C2C’s first event for developers took place on April 26th, 2023 in Sunnyvale, CA. The event focused on data analytics and how organization can optimize their data. Below are some data buzzwords and their definitions, an overview of Dataplex, a product that was demonstrated at the event, and a summary of the key topics discussed.
Data warehouse: A system that is used for reporting and data analysis. A data warehouse is a large storage of data that has been accumulated from a range of sources and helps businesses with decision-making processes.
Data lake: A centralized infrastructure that is designed to store and process large amounts of data. A data lake can store data in its original form and process it in any variety. Data lakes are scalable platforms that allow organizations to ingest data from any source at multiple speeds.
Data Lakehouse: A modern data platform that is a combination of a data warehouse and a data lake.
BigQuery: Serverless architecture built as a data warehouse that works across clouds while scaling with your data. BigQuery allows users to pick the right feature set for workload demands and can match these needs in real time. It can also analyze data across multiple clouds and securely exchange data sets internally or across businesses, making it a platform with scalable analytics.
BigLake: A storage engine that unifies data warehouses and lakes through BigQuery to gain access to data.
Dataplex is a lake administration and data governance tool. It enables organizations to discover, manage and evaluate their data across data lakes and data warehouses. Dataplex also has a variety of features that allow organizations to choose specific items to easily manage data. For example, the tag management feature ensures that specific users have access to the right data by setting policy templates and tags with different sets of data. Dataplex also has automated data quality management features. For example, if a report quotes incorrect numbers, the data can be corrected with automated data tools rather than manually.

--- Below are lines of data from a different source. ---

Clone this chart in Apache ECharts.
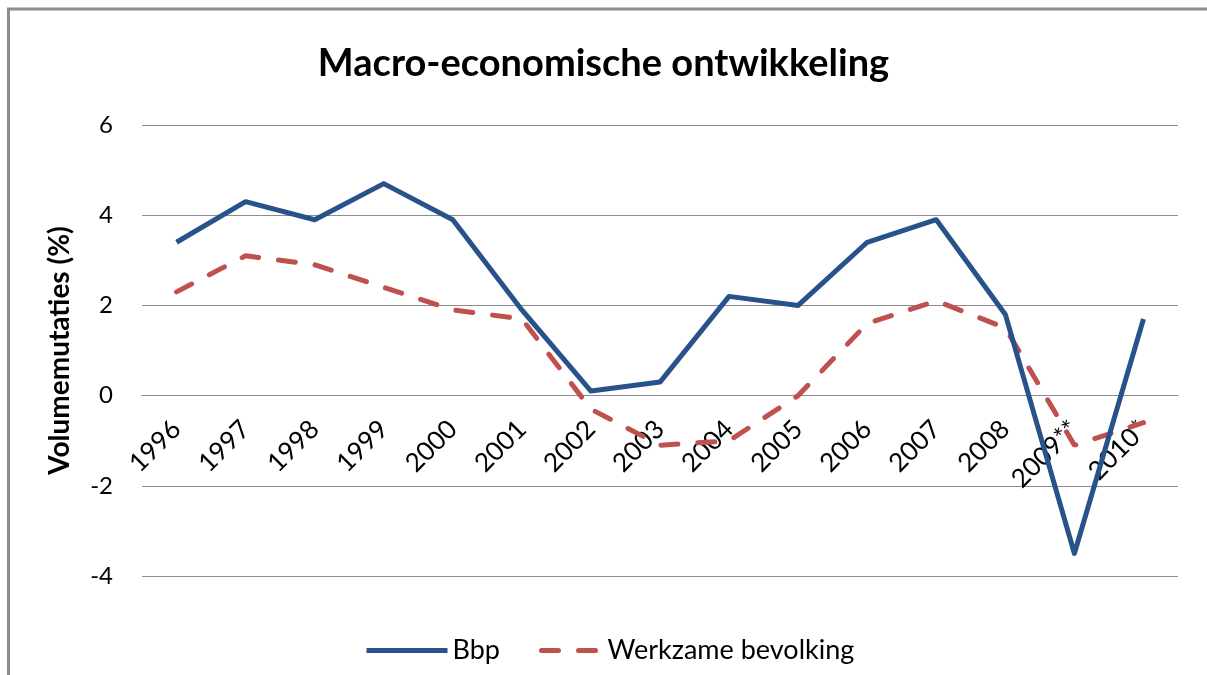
<!DOCTYPE html>
<html lang="nl">
<head>
    <meta charset="UTF-8">
    <title>Macro-economische ontwikkeling</title>
    <style>
        html, body { margin: 0; padding: 0; background: #fff; }
    </style>
</head>
<body>
<div id="chart" style="width: 1207px;height: 675px;"></div>
<script src="https://cdn.jsdelivr.net/npm/echarts@6/dist/echarts.min.js"></script>
<script>
    var years = ['1996', '1997', '1998', '1999', '2000', '2001', '2002', '2003',
        '2004', '2005', '2006', '2007', '2008', '2009**', '2010*'];
    var bbp = [3.4, 4.3, 3.9, 4.7, 3.9, 1.9, 0.1, 0.3, 2.2, 2.0, 3.4, 3.9, 1.8, -3.5, 1.7];
    var werkzaam = [2.3, 3.1, 2.9, 2.4, 1.9, 1.7, -0.3, -1.1, -1.0, 0.0, 1.6, 2.1, 1.5, -1.1, -0.6];

    var font = 'Lato, "Open Sans", sans-serif';
    var blue = '#28528a';
    var red = '#c0504d';

    function showChart () {
        var chart = echarts.init(document.getElementById('chart'));
        var legendBase = {
            top: 632,
            itemHeight: 24,
            itemStyle: {opacity: 0},
            lineStyle: {width: 5},
            textStyle: {fontFamily: font, fontSize: 27, color: '#000'}
        };
        var option = {
            backgroundColor: '#fff',
            animation: false,
            // frame of the embedded chart (left and top edge visible)
            graphic: [
                {type: 'line', shape: {x1: 8.5, y1: 9, x2: 8.5, y2: 700}, style: {stroke: '#8c8c8c', lineWidth: 3}},
                {type: 'line', shape: {x1: 7, y1: 9, x2: 1210, y2: 9}, style: {stroke: '#8c8c8c', lineWidth: 3}}
            ],
            title: {
                text: 'Macro-economische ontwikkeling',
                left: 'center',
                top: 40,
                textStyle: {
                    fontFamily: font,
                    fontSize: 38,
                    fontWeight: 'bold',
                    color: '#000'
                }
            },
            legend: [
                echarts.util.extend({
                    left: 359,
                    itemWidth: 81,
                    data: ['Bbp']
                }, legendBase),
                echarts.util.extend({
                    left: 534,
                    itemWidth: 61,
                    data: ['Werkzame bevolking'],
                    textStyle: {fontFamily: font, fontSize: 27, color: '#000', padding: [0, 0, 0, 30]}
                }, legendBase)
            ],
            grid: {
                left: 142,
                right: 29,
                top: 125,
                bottom: 99,
                containLabel: false
            },
            xAxis: {
                type: 'category',
                data: years,
                boundaryGap: true,
                offset: -181,
                axisLine: {onZero: true, lineStyle: {color: '#8c8c8c', width: 1}},
                axisTick: {show: false},
                axisLabel: {
                    rotate: 45,
                    interval: 0,
                    margin: 30,
                    fontFamily: font,
                    fontSize: 26,
                    color: '#000'
                }
            },
            yAxis: {
                type: 'value',
                min: -4,
                max: 6,
                interval: 2,
                name: 'Volumemutaties (%)',
                nameLocation: 'middle',
                nameGap: 68,
                nameTextStyle: {fontFamily: font, fontSize: 28, fontWeight: 'bold', color: '#000'},
                axisLine: {show: false},
                axisTick: {show: false},
                axisLabel: {margin: 29, fontFamily: font, fontSize: 24, color: '#000'},
                splitLine: {lineStyle: {color: '#8c8c8c', width: 1}}
            },
            series: [
                {
                    name: 'Bbp',
                    type: 'line',
                    data: bbp,
                    symbol: 'none',
                    z: 3,
                    lineStyle: {color: blue, width: 5, join: 'round'},
                    itemStyle: {color: blue}
                },
                {
                    name: 'Werkzame bevolking',
                    type: 'line',
                    data: werkzaam,
                    symbol: 'none',
                    z: 2,
                    lineStyle: {color: red, width: 5, type: [17, 20], cap: 'round'},
                    itemStyle: {color: red}
                }
            ]
        };
        chart.setOption(option);
    }

    showChart();
</script>
</body>
</html>
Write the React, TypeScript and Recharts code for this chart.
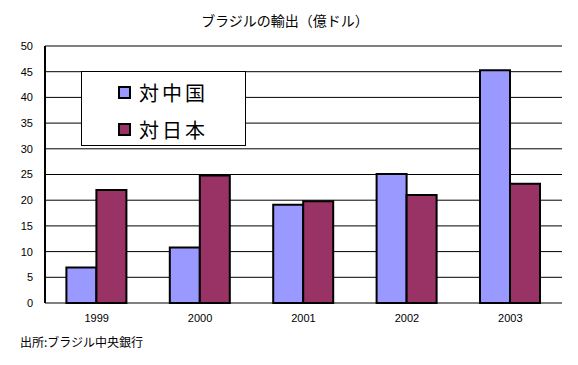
import React from "react";
import { BarChart, Bar, XAxis, YAxis, CartesianGrid, Legend, ReferenceLine } from "recharts";

const years = ["1999", "2000", "2001", "2002", "2003"];
const toChina = [6.9, 10.8, 19.1, 25.1, 45.3];
const toJapan = [22.0, 24.8, 19.8, 21.0, 23.2];
const yTicks = [0, 5, 10, 15, 20, 25, 30, 35, 40, 45, 50];
const seriesNames = ["対中国", "対日本"];
const seriesColors = ["#9999FF", "#993366"];
const titleText = "ブラジルの輸出（億ドル）";
const sourceText = "出所:ブラジル中央銀行";

const data = years.map((y, i) => ({ year: y, china: toChina[i], japan: toJapan[i] }));

const LegendBox = () => (
  <div
    style={{
      width: 165,
      height: 75,
      boxSizing: "border-box",
      border: "1px solid #000",
      background: "#fff",
      paddingLeft: 36,
      paddingTop: 6,
    }}
  >
    {seriesNames.map((n, i) => (
      <div key={n} style={{ display: "flex", alignItems: "center", height: 29, marginBottom: i === 0 ? 8 : 0 }}>
        <span
          style={{
            display: "inline-block",
            width: 13,
            height: 13,
            boxSizing: "border-box",
            border: "2px solid #000",
            background: seriesColors[i],
            marginRight: 8,
          }}
        />
        <span style={{ fontFamily: "'Noto Sans CJK JP'", fontSize: 20, letterSpacing: 3, color: "#000", lineHeight: "29px" }}>
          {n}
        </span>
      </div>
    ))}
  </div>
);

export default function App() {
  const font = "'Liberation Sans', Arial, sans-serif";
  return (
    <div style={{ position: "absolute", left: 0, top: 0, width: 578, height: 365, background: "#fff" }}>
      <div
        style={{
          position: "absolute",
          left: 0,
          width: 570,
          top: 10,
          textAlign: "center",
          fontFamily: "'Noto Sans CJK JP'",
          fontSize: 14,
          color: "#000",
        }}
      >
        {titleText}
      </div>
      <BarChart
        width={578}
        height={365}
        data={data}
        margin={{ top: 46, right: 16, bottom: 32, left: 0 }}
        barCategoryGap="20.7%"
        barGap={0}
      >
        <CartesianGrid horizontal vertical={false} stroke="#000" strokeWidth={1} />
        <XAxis
          xAxisId="b"
          type="number"
          domain={[0, 5]}
          ticks={[0, 1, 2, 3, 4, 5]}
          height={0}
          mirror
          tickSize={4}
          tick={false}
          tickLine={{ stroke: "#000" }}
          axisLine={{ stroke: "#000", strokeWidth: 2 }}
          allowDataOverflow
        />
        <XAxis
          dataKey="year"
          height={30}
          tickLine={false}
          axisLine={false}
          tickSize={0}
          tickMargin={11}
          interval={0}
          tick={{ fontFamily: font, fontSize: 11, fill: "#000" }}
        />
        <YAxis
          width={45}
          domain={[0, 50]}
          ticks={yTicks}
          interval={0}
          tickLine={false}
          tickSize={0}
          tickMargin={12}
          axisLine={{ stroke: "#000", strokeWidth: 2 }}
          tick={{ fontFamily: font, fontSize: 11, fill: "#000" }}
        />
        <ReferenceLine y={50} stroke="#808080" strokeWidth={2} />
        <ReferenceLine x={5} xAxisId="b" stroke="#808080" strokeWidth={2} />
        <Legend
          layout="vertical"
          align="center"
          verticalAlign="middle"
          content={<LegendBox />}
          wrapperStyle={{ position: "absolute", left: 81, top: 71, width: 165, height: 75 }}
        />
        <Bar dataKey="china" name={seriesNames[0]} fill={seriesColors[0]} stroke="#000" strokeWidth={2} isAnimationActive={false} />
        <Bar dataKey="japan" name={seriesNames[1]} fill={seriesColors[1]} stroke="#000" strokeWidth={2} isAnimationActive={false} />
      </BarChart>
      <div
        style={{
          position: "absolute",
          left: 20,
          top: 333,
          fontFamily: "'Noto Sans CJK JP'",
          fontSize: 12,
          color: "#000",
        }}
      >
        {sourceText}
      </div>
    </div>
  );
}
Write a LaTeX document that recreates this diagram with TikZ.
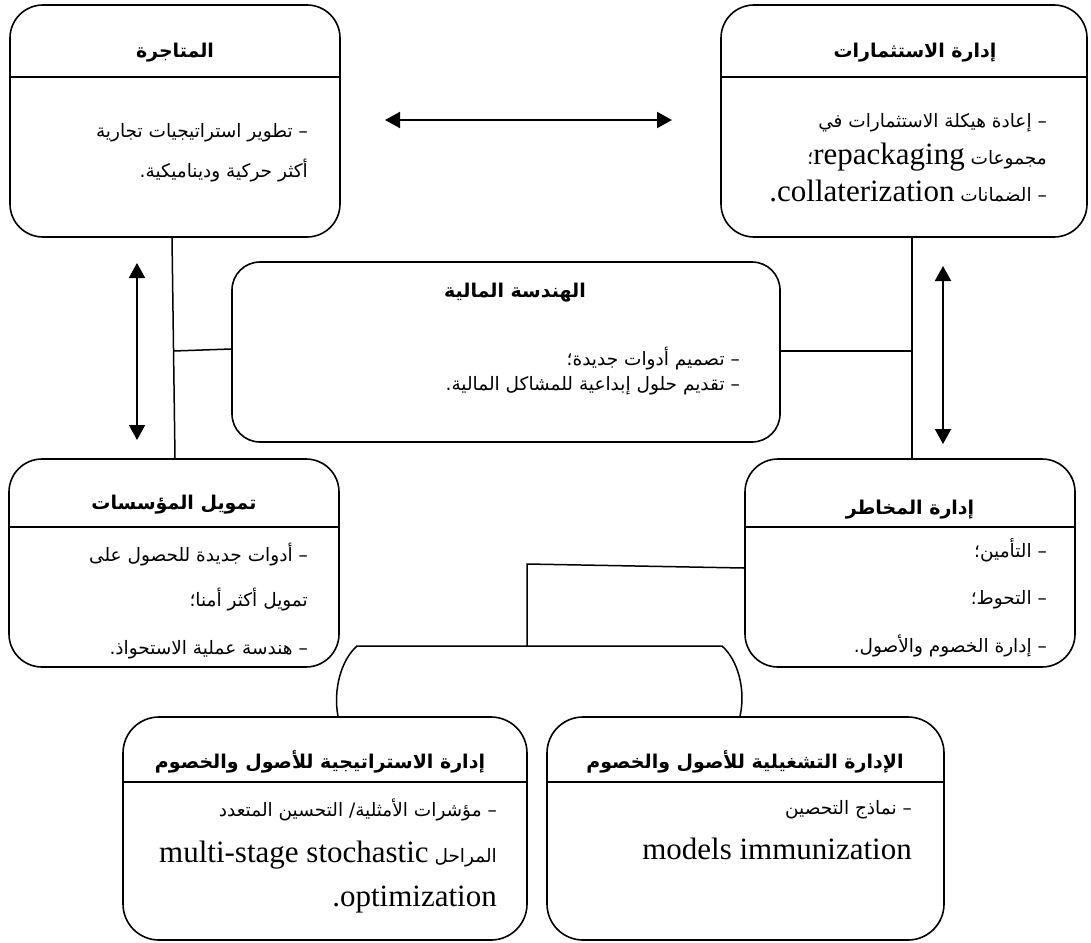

Data and and Real Time Analytics
A major point raised at the developer’s event was that data is rooted in an event-driven architecture. For instance, customers who work in finance get highly interested in data in real time during specific periods. This interest is event-based, as it usually occurs when the industry reaches a quarter close. Moving data around can be a difficult task; however, there are certain cloud features that can solve this issue, such as Dataplex. The main concern surrounding organizing data is access control and governance. Customers want to know that steps have been taken to ensure that unauthorized users do not gain access to private data. Visibility and transparency are also core tenets when discussing access to data and its governance tools.